Step 3b: Per-field mode
The point of this mode is isolation: each specialist agent should not see what the others are concluding. We achieve that by launching each specialist as a separate claude -p subprocess. Each subprocess is a fresh CLI session.
For each field in the list [title, year, journal, authors, volume_issue, pages, doi]:
-
Build a prompt for the specialist that contains:
- The full input.bib content
- The field name
- Instructions: "For each entry in this .bib, check ONLY the {field}. Compare against the canonical paper found via WebSearch. Output JSON to stdout: a list of {key, status, original, corrected, reason}."
-
Launch the specialist via Bash:
claude --dangerously-skip-permissions -p "<the specialist prompt>" > reports/field_<field>.json 2>reports/field_<field>.log
-
Run subprocesses in parallel up to --max-parallel. Wait for all to complete.
-
Final reviewer pass. A consolidator agent reads all field_*.json, joins by entry key, and produces:
bibcheck_report.md — disagreements across specialists are flagged (e.g., title-specialist says X, year-specialist disagrees about which paper is being cited)
corrected.bib — applies a field-level fix only if the relevant specialist flagged it AND the cross-field consensus supports the fix
Step 4: Present the result to the user
Show the user:
bibcheck complete.
Clean: N entries
Corrected: M entries (see bibcheck_report.md)

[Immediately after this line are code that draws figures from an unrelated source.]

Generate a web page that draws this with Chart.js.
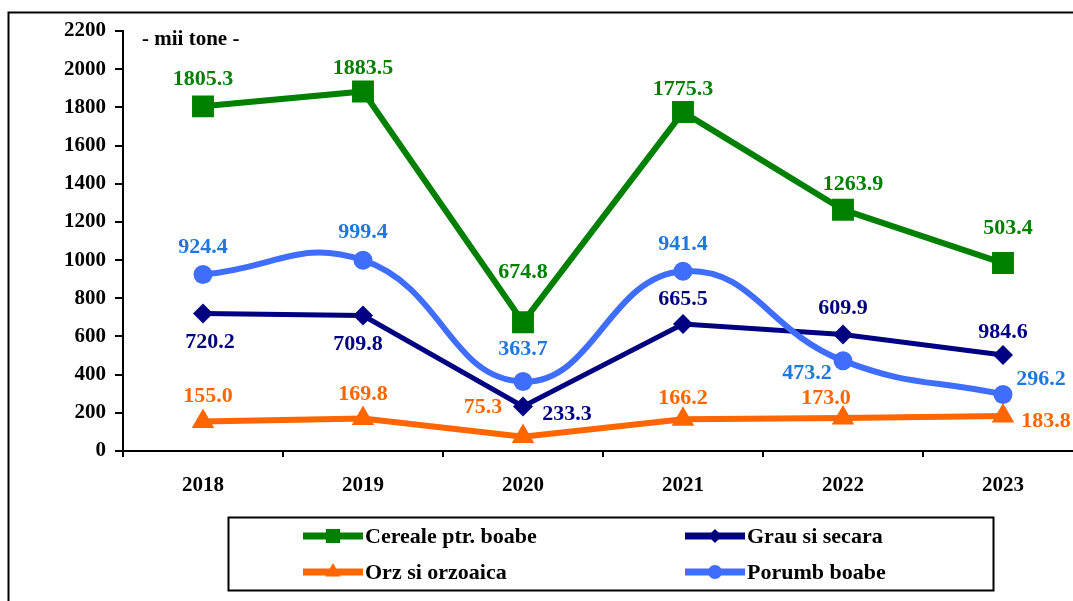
<!DOCTYPE html>
<html><head><meta charset="utf-8">
<script src="https://cdn.jsdelivr.net/npm/chart.js@4.4.1/dist/chart.umd.min.js"></script>
<style>html,body{margin:0;padding:0;overflow:hidden;background:#fff}#wrap{position:absolute;left:0;top:0;width:1100px;height:620px}canvas{display:block}</style>
</head><body><div id="wrap"><canvas id="c" width="1100" height="620" style="width:1100px;height:620px"></canvas></div>
<script>
const years = ['2018', '2019', '2020', '2021', '2022', '2023'];
const cereale = [1805.3, 1883.5, 674.8, 1775.3, 1263.9, 984.6];
const grau = [720.2, 709.8, 233.3, 665.5, 609.9, 503.4];
const orz = [155.0, 169.8, 75.3, 166.2, 173.0, 183.8];
const porumb = [924.4, 999.4, 363.7, 941.4, 473.2, 296.2];
const cerealeLabels = ['1805.3', '1883.5', '674.8', '1775.3', '1263.9', '503.4'];
const grauLabels = ['720.2', '709.8', '233.3', '665.5', '609.9', '984.6'];
const orzLabels = ['155.0', '169.8', '75.3', '166.2', '173.0', '183.8'];
const porumbLabels = ['924.4', '999.4', '363.7', '941.4', '473.2', '296.2'];
const yTicks = [0, 200, 400, 600, 800, 1000, 1200, 1400, 1600, 1800, 2000, 2200];
const unitText = '- mii tone -';

const FONT = '"Liberation Serif", "Times New Roman", serif';
const GREEN = '#008000', NAVY = '#000080', ORANGE = '#FF6600', BLUE = '#3F6EFF', BLUE_TXT = '#1F78E0';

const datasets = [
  { label: 'Cereale ptr. boabe', data: cereale, borderColor: GREEN, backgroundColor: GREEN, borderWidth: 6,
    pointStyle: 'rect', pointRadius: 15.5, pointBorderWidth: 0, tension: 0,
    labelTexts: cerealeLabels, labelColor: GREEN,
    labelOffsets: [[0,-27],[0,-23],[0,-50],[0,-23],[10,-25],[5,-35]],
    legendMarker: {style:'rect', r: 10} },
  { label: 'Porumb boabe', data: porumb, borderColor: BLUE, backgroundColor: BLUE, borderWidth: 6,
    pointStyle: 'circle', pointRadius: 9.5, pointBorderWidth: 0, tension: 0.45,
    labelTexts: porumbLabels, labelColor: BLUE_TXT,
    labelOffsets: [[0,-27],[0,-28],[0,-32],[0,-27],[-36,13],[38,-15]],
    legendMarker: {style:'circle', r: 7} },
  { label: 'Grau si secara', data: grau, borderColor: NAVY, backgroundColor: NAVY, borderWidth: 5,
    pointStyle: 'rectRot', pointRadius: 10, pointBorderWidth: 0, tension: 0,
    labelTexts: grauLabels, labelColor: NAVY,
    labelOffsets: [[7,29],[-5,29],[44,8],[0,-25],[0,-26],[0,-23]],
    legendMarker: {style:'rectRot', r: 7} },
  { label: 'Orz si orzoaica', data: orz, borderColor: ORANGE, backgroundColor: ORANGE, borderWidth: 6,
    pointStyle: 'triangle', pointRadius: 13, pointBorderWidth: 0, tension: 0,
    labelTexts: orzLabels, labelColor: ORANGE,
    labelOffsets: [[5,-25],[0,-24],[-40,-29],[0,-21],[-17,-20],[43,5]],
    legendMarker: {style:'triangle', r: 9} }
];

const legendLayout = [
  { name: 'Cereale ptr. boabe', x: 303, y: 536 },
  { name: 'Grau si secara', x: 685, y: 536 },
  { name: 'Orz si orzoaica', x: 303, y: 572 },
  { name: 'Porumb boabe', x: 685, y: 572 }
];

const framePlugin = {
  id: 'frame',
  beforeDraw(chart) {
    const ctx = chart.ctx;
    ctx.save();
    ctx.fillStyle = '#fff';
    ctx.fillRect(0, 0, chart.width, chart.height);
    ctx.strokeStyle = '#000';
    ctx.lineWidth = 2;
    ctx.strokeRect(8.5, 12.5, 1200, 800);
    ctx.restore();
  },
  afterDraw(chart) {
    const ctx = chart.ctx;
    ctx.save();
    ctx.fillStyle = '#000';
    ctx.font = 'bold 21px ' + FONT;
    ctx.textAlign = 'left';
    ctx.textBaseline = 'middle';
    ctx.fillText(unitText, 142, 40);
    ctx.strokeStyle = '#000';
    ctx.lineWidth = 2;
    ctx.strokeRect(228.5, 517.5, 765, 73);
    legendLayout.forEach(item => {
      const ds = chart.data.datasets.find(d => d.label === item.name);
      ctx.strokeStyle = ds.borderColor;
      ctx.lineWidth = 7;
      ctx.beginPath();
      ctx.moveTo(item.x, item.y);
      ctx.lineTo(item.x + 60, item.y);
      ctx.stroke();
      ctx.fillStyle = ds.borderColor;
      Chart.helpers.drawPoint(ctx, { pointStyle: ds.legendMarker.style, radius: ds.legendMarker.r, borderWidth: 0, rotation: 0 }, item.x + 30, item.y);
      ctx.fillStyle = '#000';
      ctx.font = 'bold 22px ' + FONT;
      ctx.textAlign = 'left';
      ctx.textBaseline = 'middle';
      ctx.fillText(item.name, item.x + 62, item.y + 1);
    });
    ctx.restore();
  },
  afterDatasetsDraw(chart) {
    const ctx = chart.ctx;
    ctx.save();
    ctx.font = 'bold 22px ' + FONT;
    ctx.textAlign = 'center';
    ctx.textBaseline = 'middle';
    chart.data.datasets.forEach((ds, i) => {
      const meta = chart.getDatasetMeta(i);
      meta.data.forEach((pt, j) => {
        const off = ds.labelOffsets[j];
        ctx.fillStyle = ds.labelColor;
        ctx.fillText(ds.labelTexts[j], pt.x + off[0], pt.y + off[1]);
      });
    });
    ctx.restore();
  }
};

new Chart(document.getElementById('c'), {
  type: 'line',
  data: { labels: years, datasets: datasets },
  plugins: [framePlugin],
  options: {
    responsive: false,
    animation: false,
    events: [],
    layout: { padding: { left: 0, top: 31, right: 17, bottom: 0 } },
    plugins: { legend: { display: false }, tooltip: { enabled: false }, title: { display: false } },
    scales: {
      x: {
        offset: true,
        afterFit(scale) { scale.height = 169; },
        grid: { offset: true, drawOnChartArea: false, tickLength: 6, color: '#000', lineWidth: 2 },
        border: { color: '#000', width: 2 },
        ticks: { color: '#000', font: { family: FONT, size: 21, weight: 'bold' }, padding: 16, maxRotation: 0 }
      },
      y: {
        min: 0, max: 2200,
        afterFit(scale) { scale.width = 123; },
        afterBuildTicks(scale) { scale.ticks = yTicks.map(v => ({ value: v })); },
        grid: { drawOnChartArea: false, tickLength: 8, color: '#000', lineWidth: 2 },
        border: { color: '#000', width: 2 },
        ticks: { color: '#000', font: { family: FONT, size: 21, weight: 'bold' }, padding: 9,
                 callback: v => String(v) }
      }
    }
  }
});
</script>
</body></html>
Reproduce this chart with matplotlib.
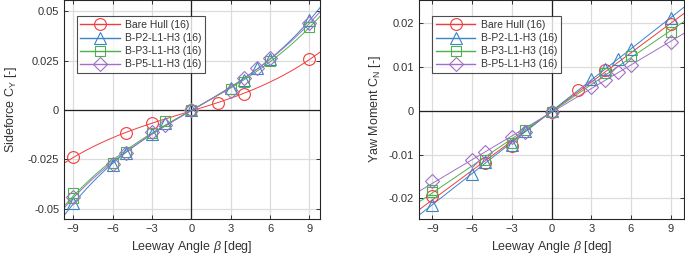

Unverifiable: K entries (need human eyes)
Drop-in replacement: corrected.bib
Full audit: bibcheck_report.md
Do not auto-overwrite the user's source .bib. They review, then move corrected.bib into place themselves.
Defaults and tone
- Default mode is per-citation unless the user asks for
--by-field.
- Default
--max-parallel is 8. Bump on request.
- This is a verification skill — never write citations from scratch. Only audit and correct.
- If a citation is genuinely unverifiable (paywalled, dead URL, ambiguous match), say so. Do not invent a DOI.
When to suggest the other mode
After per-citation completes, if 3+ entries came back as unverifiable, suggest the user re-run with --by-field for those specific entries — a field-specialist sometimes catches what a citation-generalist missed (e.g., a wrong year hiding behind a correct title).